• _What is being asked_
Leave out every picture, and retype exactly the lines from the line with "Recreate this image" through the line with "31.9, 31.8, 31.75]", both ends included.

[Rows from a dataset of charts and code]
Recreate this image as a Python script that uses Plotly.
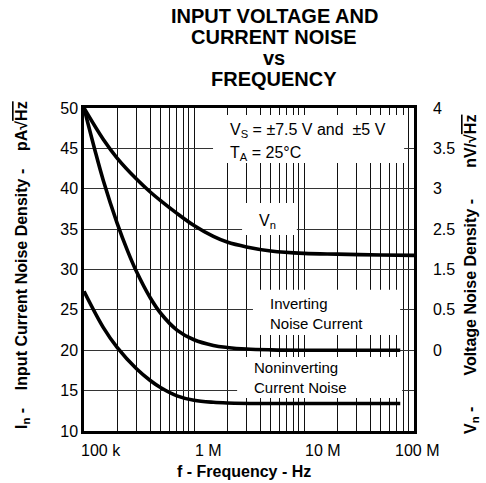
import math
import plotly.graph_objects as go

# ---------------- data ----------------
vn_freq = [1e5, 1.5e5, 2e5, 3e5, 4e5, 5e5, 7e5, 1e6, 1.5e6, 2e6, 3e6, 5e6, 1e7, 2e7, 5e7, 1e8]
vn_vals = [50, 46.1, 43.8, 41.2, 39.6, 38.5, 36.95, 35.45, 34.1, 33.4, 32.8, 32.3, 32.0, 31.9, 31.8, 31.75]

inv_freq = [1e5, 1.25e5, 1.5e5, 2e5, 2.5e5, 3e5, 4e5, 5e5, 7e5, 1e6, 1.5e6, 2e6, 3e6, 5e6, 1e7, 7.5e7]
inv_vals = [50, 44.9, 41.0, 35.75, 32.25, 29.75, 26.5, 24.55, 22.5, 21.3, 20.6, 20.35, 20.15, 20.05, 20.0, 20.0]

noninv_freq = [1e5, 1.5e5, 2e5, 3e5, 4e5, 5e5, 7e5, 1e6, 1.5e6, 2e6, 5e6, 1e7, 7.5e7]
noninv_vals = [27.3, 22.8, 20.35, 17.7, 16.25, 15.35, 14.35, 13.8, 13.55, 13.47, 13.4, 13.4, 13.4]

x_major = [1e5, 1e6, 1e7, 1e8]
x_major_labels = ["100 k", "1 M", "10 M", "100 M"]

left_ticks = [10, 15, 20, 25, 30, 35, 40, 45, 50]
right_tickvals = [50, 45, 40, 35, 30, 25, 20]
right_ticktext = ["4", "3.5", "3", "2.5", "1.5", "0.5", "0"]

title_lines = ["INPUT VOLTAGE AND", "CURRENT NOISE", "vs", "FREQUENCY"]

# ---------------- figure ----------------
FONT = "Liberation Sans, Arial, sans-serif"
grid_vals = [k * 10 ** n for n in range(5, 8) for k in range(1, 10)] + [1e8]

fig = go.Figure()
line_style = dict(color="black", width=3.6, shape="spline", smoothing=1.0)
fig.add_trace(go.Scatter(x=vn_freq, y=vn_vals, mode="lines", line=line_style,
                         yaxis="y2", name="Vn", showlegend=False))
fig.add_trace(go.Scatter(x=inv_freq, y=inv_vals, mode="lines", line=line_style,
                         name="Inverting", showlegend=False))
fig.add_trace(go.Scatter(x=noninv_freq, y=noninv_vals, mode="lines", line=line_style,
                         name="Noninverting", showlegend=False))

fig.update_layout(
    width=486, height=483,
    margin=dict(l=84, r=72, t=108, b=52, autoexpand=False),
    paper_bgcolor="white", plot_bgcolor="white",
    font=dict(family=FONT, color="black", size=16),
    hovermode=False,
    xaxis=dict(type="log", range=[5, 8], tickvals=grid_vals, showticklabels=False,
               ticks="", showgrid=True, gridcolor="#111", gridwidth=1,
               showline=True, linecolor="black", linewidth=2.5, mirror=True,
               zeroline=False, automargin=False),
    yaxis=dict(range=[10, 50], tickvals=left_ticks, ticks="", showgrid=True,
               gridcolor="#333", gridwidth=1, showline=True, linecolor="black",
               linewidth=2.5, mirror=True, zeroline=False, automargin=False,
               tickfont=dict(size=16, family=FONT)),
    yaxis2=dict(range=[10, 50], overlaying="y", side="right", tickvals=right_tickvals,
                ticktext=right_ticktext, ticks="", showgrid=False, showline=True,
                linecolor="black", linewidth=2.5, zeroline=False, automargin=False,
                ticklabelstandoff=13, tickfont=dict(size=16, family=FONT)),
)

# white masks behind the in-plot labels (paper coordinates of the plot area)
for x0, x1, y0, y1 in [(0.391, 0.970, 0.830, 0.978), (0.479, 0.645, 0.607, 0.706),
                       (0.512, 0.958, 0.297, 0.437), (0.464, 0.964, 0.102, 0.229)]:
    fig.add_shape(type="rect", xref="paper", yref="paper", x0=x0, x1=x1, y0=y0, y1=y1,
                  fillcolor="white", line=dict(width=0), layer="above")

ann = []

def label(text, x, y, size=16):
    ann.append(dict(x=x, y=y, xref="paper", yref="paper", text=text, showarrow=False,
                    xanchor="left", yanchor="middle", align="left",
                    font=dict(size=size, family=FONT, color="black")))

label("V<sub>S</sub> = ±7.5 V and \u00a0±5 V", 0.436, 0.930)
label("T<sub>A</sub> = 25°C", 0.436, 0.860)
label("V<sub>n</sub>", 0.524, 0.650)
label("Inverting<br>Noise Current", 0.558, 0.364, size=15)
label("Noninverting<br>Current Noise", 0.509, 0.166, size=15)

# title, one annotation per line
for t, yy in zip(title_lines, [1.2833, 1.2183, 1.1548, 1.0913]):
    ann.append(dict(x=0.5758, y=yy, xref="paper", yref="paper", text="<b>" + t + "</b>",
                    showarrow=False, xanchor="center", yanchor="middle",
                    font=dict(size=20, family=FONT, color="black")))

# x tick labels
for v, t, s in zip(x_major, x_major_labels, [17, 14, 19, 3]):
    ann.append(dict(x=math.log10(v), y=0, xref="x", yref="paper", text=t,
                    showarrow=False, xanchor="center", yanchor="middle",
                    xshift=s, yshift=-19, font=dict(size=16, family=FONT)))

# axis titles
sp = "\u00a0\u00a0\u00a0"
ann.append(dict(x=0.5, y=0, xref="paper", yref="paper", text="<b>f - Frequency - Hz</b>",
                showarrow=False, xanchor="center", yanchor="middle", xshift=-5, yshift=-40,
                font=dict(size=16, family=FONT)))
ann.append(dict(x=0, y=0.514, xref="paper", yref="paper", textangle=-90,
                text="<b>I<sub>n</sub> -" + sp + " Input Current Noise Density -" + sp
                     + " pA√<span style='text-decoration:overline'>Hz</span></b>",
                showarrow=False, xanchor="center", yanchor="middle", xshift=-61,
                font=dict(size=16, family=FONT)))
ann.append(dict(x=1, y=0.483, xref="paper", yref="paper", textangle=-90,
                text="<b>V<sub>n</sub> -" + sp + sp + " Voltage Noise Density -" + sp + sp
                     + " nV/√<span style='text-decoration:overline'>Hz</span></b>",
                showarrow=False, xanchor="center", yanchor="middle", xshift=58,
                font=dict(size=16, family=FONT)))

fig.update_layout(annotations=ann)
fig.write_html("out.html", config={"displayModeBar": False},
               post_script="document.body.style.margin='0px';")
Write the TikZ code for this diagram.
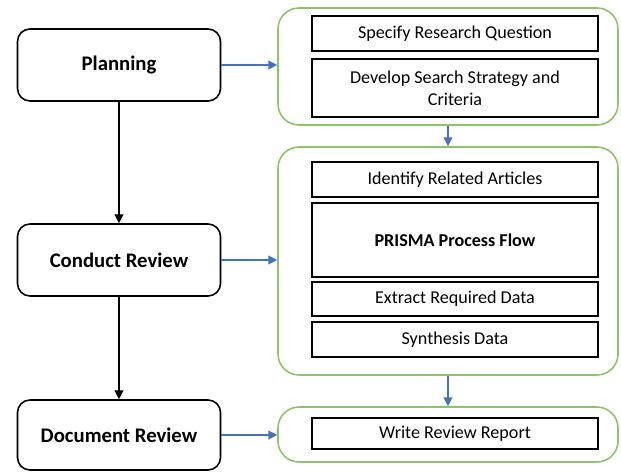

--

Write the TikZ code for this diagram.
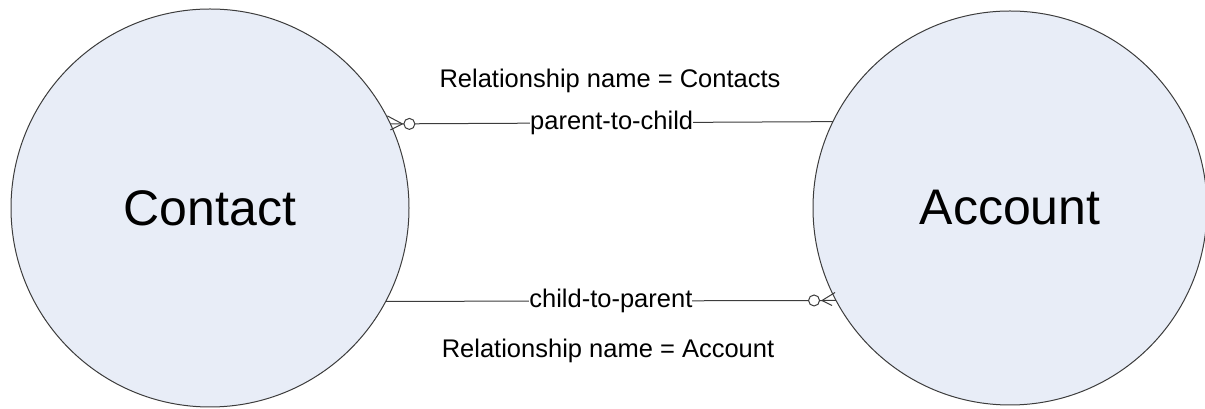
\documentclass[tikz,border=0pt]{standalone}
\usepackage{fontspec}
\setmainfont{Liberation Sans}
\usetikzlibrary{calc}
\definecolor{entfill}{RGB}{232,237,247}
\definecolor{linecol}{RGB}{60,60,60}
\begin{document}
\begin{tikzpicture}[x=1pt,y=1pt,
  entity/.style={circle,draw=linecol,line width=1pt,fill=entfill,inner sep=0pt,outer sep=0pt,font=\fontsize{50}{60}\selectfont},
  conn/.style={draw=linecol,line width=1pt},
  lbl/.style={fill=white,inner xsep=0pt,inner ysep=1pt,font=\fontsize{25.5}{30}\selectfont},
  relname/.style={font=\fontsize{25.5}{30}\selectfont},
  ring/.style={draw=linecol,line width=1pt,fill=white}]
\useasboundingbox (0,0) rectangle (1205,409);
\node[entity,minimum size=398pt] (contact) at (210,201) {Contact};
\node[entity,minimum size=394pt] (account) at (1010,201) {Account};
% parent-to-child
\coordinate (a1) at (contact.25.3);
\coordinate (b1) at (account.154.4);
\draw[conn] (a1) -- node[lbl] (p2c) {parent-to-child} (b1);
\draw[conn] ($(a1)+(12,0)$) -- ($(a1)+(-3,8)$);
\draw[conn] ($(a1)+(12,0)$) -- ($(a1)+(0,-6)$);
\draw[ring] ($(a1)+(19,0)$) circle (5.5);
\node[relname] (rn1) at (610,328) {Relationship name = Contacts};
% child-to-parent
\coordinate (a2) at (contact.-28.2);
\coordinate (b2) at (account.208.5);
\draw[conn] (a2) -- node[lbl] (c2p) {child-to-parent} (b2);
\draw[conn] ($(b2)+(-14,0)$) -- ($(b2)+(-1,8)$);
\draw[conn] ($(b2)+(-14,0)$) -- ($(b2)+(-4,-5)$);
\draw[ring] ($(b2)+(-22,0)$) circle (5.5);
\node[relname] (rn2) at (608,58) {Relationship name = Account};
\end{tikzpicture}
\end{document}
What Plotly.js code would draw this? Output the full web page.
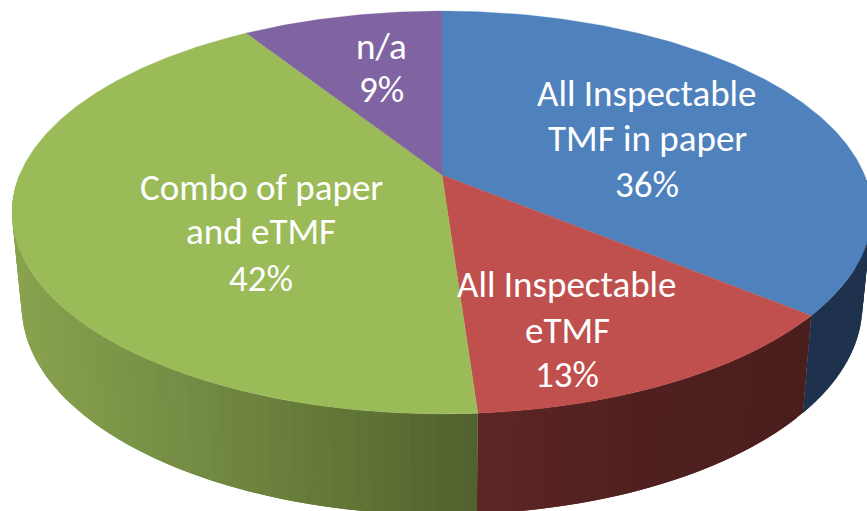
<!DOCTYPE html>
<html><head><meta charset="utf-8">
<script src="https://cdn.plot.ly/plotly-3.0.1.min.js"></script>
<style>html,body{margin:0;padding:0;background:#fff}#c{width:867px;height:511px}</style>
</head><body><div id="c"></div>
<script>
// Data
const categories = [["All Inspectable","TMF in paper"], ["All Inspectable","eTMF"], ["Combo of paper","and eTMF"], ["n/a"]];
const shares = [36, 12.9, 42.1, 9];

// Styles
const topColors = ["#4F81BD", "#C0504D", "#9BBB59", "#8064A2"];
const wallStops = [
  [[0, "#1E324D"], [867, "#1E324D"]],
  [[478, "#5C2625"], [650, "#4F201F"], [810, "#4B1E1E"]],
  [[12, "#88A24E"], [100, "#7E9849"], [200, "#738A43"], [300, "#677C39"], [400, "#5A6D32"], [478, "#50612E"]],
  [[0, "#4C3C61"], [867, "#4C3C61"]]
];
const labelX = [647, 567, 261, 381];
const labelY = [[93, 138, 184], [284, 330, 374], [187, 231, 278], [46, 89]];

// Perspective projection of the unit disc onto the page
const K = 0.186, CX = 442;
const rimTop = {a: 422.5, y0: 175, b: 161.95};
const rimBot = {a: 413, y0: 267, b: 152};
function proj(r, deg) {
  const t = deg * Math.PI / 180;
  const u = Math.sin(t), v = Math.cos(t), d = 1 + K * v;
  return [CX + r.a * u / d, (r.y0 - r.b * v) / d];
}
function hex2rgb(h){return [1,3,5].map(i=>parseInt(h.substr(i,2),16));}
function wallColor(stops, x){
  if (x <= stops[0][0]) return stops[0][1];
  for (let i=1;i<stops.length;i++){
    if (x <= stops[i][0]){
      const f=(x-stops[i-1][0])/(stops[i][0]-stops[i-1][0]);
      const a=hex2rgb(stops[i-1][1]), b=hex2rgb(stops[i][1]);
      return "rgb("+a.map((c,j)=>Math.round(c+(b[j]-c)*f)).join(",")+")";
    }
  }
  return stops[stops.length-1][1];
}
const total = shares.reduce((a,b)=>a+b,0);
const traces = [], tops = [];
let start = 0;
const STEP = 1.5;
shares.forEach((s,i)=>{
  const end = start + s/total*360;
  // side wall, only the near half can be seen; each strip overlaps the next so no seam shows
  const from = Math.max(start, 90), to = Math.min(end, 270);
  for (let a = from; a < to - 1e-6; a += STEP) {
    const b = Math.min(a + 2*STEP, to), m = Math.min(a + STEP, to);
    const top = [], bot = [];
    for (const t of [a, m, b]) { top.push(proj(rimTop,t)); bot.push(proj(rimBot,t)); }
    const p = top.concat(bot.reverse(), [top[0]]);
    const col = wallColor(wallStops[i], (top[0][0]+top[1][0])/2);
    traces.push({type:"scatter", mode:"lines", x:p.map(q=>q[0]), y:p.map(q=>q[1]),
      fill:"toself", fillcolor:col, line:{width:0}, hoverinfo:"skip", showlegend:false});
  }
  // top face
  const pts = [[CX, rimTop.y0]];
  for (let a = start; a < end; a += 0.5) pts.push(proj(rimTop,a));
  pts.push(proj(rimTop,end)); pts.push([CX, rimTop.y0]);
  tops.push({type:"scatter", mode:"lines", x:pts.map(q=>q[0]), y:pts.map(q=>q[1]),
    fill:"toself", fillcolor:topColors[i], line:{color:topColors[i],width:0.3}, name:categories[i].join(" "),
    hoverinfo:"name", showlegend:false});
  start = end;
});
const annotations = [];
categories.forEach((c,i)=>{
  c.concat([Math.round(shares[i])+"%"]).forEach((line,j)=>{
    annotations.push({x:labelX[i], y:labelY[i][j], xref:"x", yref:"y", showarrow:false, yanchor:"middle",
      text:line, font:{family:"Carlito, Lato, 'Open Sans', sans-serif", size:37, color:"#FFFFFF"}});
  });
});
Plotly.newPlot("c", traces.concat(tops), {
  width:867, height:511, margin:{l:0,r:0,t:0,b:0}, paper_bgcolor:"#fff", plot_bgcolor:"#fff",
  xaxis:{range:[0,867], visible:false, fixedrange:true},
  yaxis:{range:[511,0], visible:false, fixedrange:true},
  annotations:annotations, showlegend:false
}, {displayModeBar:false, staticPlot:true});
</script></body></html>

...

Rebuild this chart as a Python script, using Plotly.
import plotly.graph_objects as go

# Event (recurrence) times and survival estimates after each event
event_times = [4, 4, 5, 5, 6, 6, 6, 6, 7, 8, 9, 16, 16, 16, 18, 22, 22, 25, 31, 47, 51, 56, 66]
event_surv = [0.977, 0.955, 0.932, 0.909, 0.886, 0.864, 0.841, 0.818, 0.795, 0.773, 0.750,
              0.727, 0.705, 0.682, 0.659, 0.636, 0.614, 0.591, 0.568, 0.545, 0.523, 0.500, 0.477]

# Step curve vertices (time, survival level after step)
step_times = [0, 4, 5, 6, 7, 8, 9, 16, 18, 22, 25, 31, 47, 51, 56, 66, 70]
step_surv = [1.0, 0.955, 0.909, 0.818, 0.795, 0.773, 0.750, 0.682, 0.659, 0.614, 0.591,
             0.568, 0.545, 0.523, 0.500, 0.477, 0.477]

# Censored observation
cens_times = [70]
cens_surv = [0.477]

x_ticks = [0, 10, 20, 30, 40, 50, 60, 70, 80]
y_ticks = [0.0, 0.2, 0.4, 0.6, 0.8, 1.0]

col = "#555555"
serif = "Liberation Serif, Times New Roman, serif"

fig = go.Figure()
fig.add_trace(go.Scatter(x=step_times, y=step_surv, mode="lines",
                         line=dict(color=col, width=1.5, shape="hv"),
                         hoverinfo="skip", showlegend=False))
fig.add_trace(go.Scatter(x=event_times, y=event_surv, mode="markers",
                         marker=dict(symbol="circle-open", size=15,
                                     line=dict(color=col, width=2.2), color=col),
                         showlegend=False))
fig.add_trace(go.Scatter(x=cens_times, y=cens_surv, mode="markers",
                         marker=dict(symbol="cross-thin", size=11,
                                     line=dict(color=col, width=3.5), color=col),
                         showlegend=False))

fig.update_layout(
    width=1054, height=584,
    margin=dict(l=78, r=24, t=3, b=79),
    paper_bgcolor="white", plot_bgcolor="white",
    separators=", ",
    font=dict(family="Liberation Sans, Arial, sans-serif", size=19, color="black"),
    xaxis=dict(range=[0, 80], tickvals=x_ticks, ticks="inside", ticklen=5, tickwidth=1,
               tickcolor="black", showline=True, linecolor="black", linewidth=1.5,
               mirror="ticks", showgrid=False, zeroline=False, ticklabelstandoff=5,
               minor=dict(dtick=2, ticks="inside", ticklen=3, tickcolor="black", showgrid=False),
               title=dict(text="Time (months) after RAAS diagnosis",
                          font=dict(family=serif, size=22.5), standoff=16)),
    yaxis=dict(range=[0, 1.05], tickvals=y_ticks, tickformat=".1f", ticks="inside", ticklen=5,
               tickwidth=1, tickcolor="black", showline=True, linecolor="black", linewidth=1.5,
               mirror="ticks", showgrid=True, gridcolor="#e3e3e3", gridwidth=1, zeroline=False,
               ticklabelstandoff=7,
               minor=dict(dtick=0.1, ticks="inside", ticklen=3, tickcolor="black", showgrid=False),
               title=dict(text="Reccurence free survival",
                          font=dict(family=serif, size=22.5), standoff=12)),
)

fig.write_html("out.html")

• _Exercise output_
Recreate this image as a Python script that uses Plotly.
import math
import plotly.graph_objects as go

# ---------------- data ----------------
vn_freq = [1e5, 1.5e5, 2e5, 3e5, 4e5, 5e5, 7e5, 1e6, 1.5e6, 2e6, 3e6, 5e6, 1e7, 2e7, 5e7, 1e8]
vn_vals = [50, 46.1, 43.8, 41.2, 39.6, 38.5, 36.95, 35.45, 34.1, 33.4, 32.8, 32.3, 32.0, 31.9, 31.8, 31.75]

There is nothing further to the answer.